#### [STATED GOAL]
Pictures do not belong in your copy. Repeat all the other data exactly.

====== DATA EXCERPT

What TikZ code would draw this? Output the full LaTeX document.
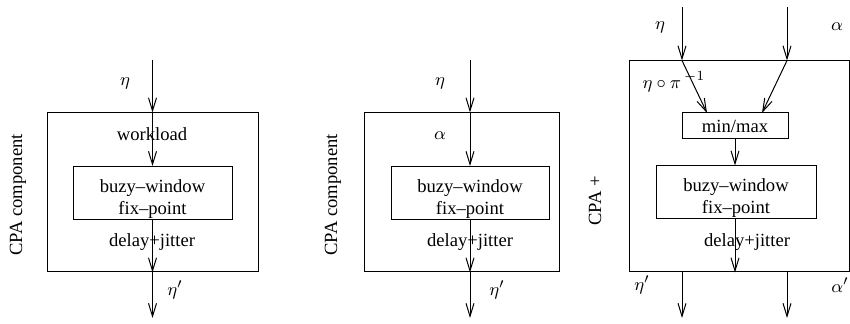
\documentclass[tikz,border=0pt]{standalone}
\usepackage{fontspec}
\setmainfont{Liberation Serif}
\usetikzlibrary{arrows.meta}

\tikzset{
  blk/.style = {draw, inner sep=0pt, align=center},
  twoline/.style = {align=center, inner sep=0pt},
}

\begin{document}
\begin{tikzpicture}[x=0.5pt, y=-0.5pt, line width=0.5pt,
    >={Straight Barb[length=6.5pt,width=4pt]},
    font=\fontsize{9.3}{11}\selectfont]
	\useasboundingbox (0,0) rectangle (850,324);
	% first component
	\node[blk, minimum width=105.5pt, minimum height=79.5pt] (outerA) at (152.5,192.5) {};
	\node[blk, minimum width=79.5pt, minimum height=26.5pt] (innerA) at (152.5,193) {};
	\node[twoline] (textA) at (152.5,199) {buzy--window\\fix--point};
	\coordinate (topA) at (152.5,60);
	\coordinate (botA) at (152.5,318);
	\draw[->] (topA) -- (outerA.north);
	\draw[->] (outerA.north) -- (innerA.north);
	\draw[->] (innerA.south) -- (outerA.south);
	\draw[->] (outerA.south) -- (botA);
	\node (etaA) at (125,83) {$\eta$};
	\node (workA) at (152,134) {workload};
	\node (delayA) at (152,242) {delay+jitter};
	\node (etapA) at (175,290) {$\eta'$};
	\node[rotate=90] (cpaA) at (18,195) {CPA component};
	% second component
	\node[blk, minimum width=97.5pt, minimum height=79.5pt] (outerB) at (461.5,192.5) {};
	\node[blk, minimum width=79pt, minimum height=26.5pt] (innerB) at (470,193) {};
	\node[twoline] (textB) at (470,199) {buzy--window\\fix--point};
	\coordinate (topB) at (470,60);
	\coordinate (botB) at (470,318);
	\draw[->] (topB) -- (topB |- outerB.north);
	\draw[->] (topB |- outerB.north) -- (innerB.north);
	\draw[->] (innerB.south) -- (topB |- outerB.south);
	\draw[->] (topB |- outerB.south) -- (botB);
	\node (etaB) at (440,83) {$\eta$};
	\node (alphaB) at (440,136) {$\alpha$};
	\node (delayB) at (470,242) {delay+jitter};
	\node (etapB) at (497,290) {$\eta'$};
	\node[rotate=90] (cpaB) at (333,195) {CPA component};
	% extended component
	\node[blk, minimum width=110pt, minimum height=105.5pt] (outerC) at (739,166.5) {};
	\node[blk, minimum width=53pt, minimum height=13pt] (minmaxC) at (735,126) {min/max};
	\node[blk, minimum width=80pt, minimum height=26.5pt] (innerC) at (736,192.5) {};
	\node[twoline] (textC) at (736,198.5) {buzy--window\\fix--point};
	\coordinate (inEtaC) at (682,7);
	\coordinate (inAlphaC) at (787,7);
	\coordinate (mmL) at (707,113);
	\coordinate (mmR) at (762,113);
	\coordinate (outEtaC) at (682,318);
	\coordinate (outAlphaC) at (787,318);
	\draw[->] (inEtaC) -- (inEtaC |- outerC.north);
	\draw[->] (inAlphaC) -- (inAlphaC |- outerC.north);
	\draw[->] (inEtaC |- outerC.north) -- (mmL);
	\draw[->] (inAlphaC |- outerC.north) -- (mmR);
	\draw[->] (minmaxC.south) -- (minmaxC.south |- innerC.north);
	\draw[->] (minmaxC.south |- innerC.south) -- (minmaxC.south |- outerC.south);
	\draw[->] (inEtaC |- outerC.south) -- (outEtaC);
	\draw[->] (inAlphaC |- outerC.south) -- (outAlphaC);
	\node (etaC) at (660,27) {$\eta$};
	\node (alphaC) at (837,27) {$\alpha$};
	\node (compC) at (674,82) {$\eta\circ\pi^{\,-1}$};
	\node (delayC) at (747,242) {delay+jitter};
	\node (etapC) at (642,285) {$\eta'$};
	\node (alphapC) at (840,285) {$\alpha'$};
	\node[rotate=90] (cpaC) at (595,201) {CPA +};
\end{tikzpicture}
\end{document}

============

#### [WRITTEN SOLUTION]
What TikZ code would draw this? Output the full LaTeX document.
\documentclass[tikz,border=0pt]{standalone}
\usepackage{fontspec}
\setmainfont{Liberation Serif}
\usetikzlibrary{arrows.meta}

\tikzset{
  blk/.style = {draw, inner sep=0pt, align=center},
  twoline/.style = {align=center, inner sep=0pt},
}

\begin{document}
\begin{tikzpicture}[x=0.5pt, y=-0.5pt, line width=0.5pt,
    >={Straight Barb[length=6.5pt,width=4pt]},
    font=\fontsize{9.3}{11}\selectfont]
	\useasboundingbox (0,0) rectangle (850,324);
	% first component
	\node[blk, minimum width=105.5pt, minimum height=79.5pt] (outerA) at (152.5,192.5) {};
	\node[blk, minimum width=79.5pt, minimum height=26.5pt] (innerA) at (152.5,193) {};
	\node[twoline] (textA) at (152.5,199) {buzy--window\\fix--point};
	\coordinate (topA) at (152.5,60);
	\coordinate (botA) at (152.5,318);
	\draw[->] (topA) -- (outerA.north);
	\draw[->] (outerA.north) -- (innerA.north);
	\draw[->] (innerA.south) -- (outerA.south);
	\draw[->] (outerA.south) -- (botA);
	\node (etaA) at (125,83) {$\eta$};
	\node (workA) at (152,134) {workload};
	\node (delayA) at (152,242) {delay+jitter};
	\node (etapA) at (175,290) {$\eta'$};
	\node[rotate=90] (cpaA) at (18,195) {CPA component};
	% second component
	\node[blk, minimum width=97.5pt, minimum height=79.5pt] (outerB) at (461.5,192.5) {};
	\node[blk, minimum width=79pt, minimum height=26.5pt] (innerB) at (470,193) {};
	\node[twoline] (textB) at (470,199) {buzy--window\\fix--point};
	\coordinate (topB) at (470,60);
	\coordinate (botB) at (470,318);
	\draw[->] (topB) -- (topB |- outerB.north);
	\draw[->] (topB |- outerB.north) -- (innerB.north);
	\draw[->] (innerB.south) -- (topB |- outerB.south);
	\draw[->] (topB |- outerB.south) -- (botB);
	\node (etaB) at (440,83) {$\eta$};
	\node (alphaB) at (440,136) {$\alpha$};
	\node (delayB) at (470,242) {delay+jitter};
	\node (etapB) at (497,290) {$\eta'$};
	\node[rotate=90] (cpaB) at (333,195) {CPA component};
	% extended component
	\node[blk, minimum width=110pt, minimum height=105.5pt] (outerC) at (739,166.5) {};
	\node[blk, minimum width=53pt, minimum height=13pt] (minmaxC) at (735,126) {min/max};
	\node[blk, minimum width=80pt, minimum height=26.5pt] (innerC) at (736,192.5) {};
	\node[twoline] (textC) at (736,198.5) {buzy--window\\fix--point};
	\coordinate (inEtaC) at (682,7);
	\coordinate (inAlphaC) at (787,7);
	\coordinate (mmL) at (707,113);
	\coordinate (mmR) at (762,113);
	\coordinate (outEtaC) at (682,318);
	\coordinate (outAlphaC) at (787,318);
	\draw[->] (inEtaC) -- (inEtaC |- outerC.north);
	\draw[->] (inAlphaC) -- (inAlphaC |- outerC.north);
	\draw[->] (inEtaC |- outerC.north) -- (mmL);
	\draw[->] (inAlphaC |- outerC.north) -- (mmR);
	\draw[->] (minmaxC.south) -- (minmaxC.south |- innerC.north);
	\draw[->] (minmaxC.south |- innerC.south) -- (minmaxC.south |- outerC.south);
	\draw[->] (inEtaC |- outerC.south) -- (outEtaC);
	\draw[->] (inAlphaC |- outerC.south) -- (outAlphaC);
	\node (etaC) at (660,27) {$\eta$};
	\node (alphaC) at (837,27) {$\alpha$};
	\node (compC) at (674,82) {$\eta\circ\pi^{\,-1}$};
	\node (delayC) at (747,242) {delay+jitter};
	\node (etapC) at (642,285) {$\eta'$};
	\node (alphapC) at (840,285) {$\alpha'$};
	\node[rotate=90] (cpaC) at (595,201) {CPA +};
\end{tikzpicture}
\end{document}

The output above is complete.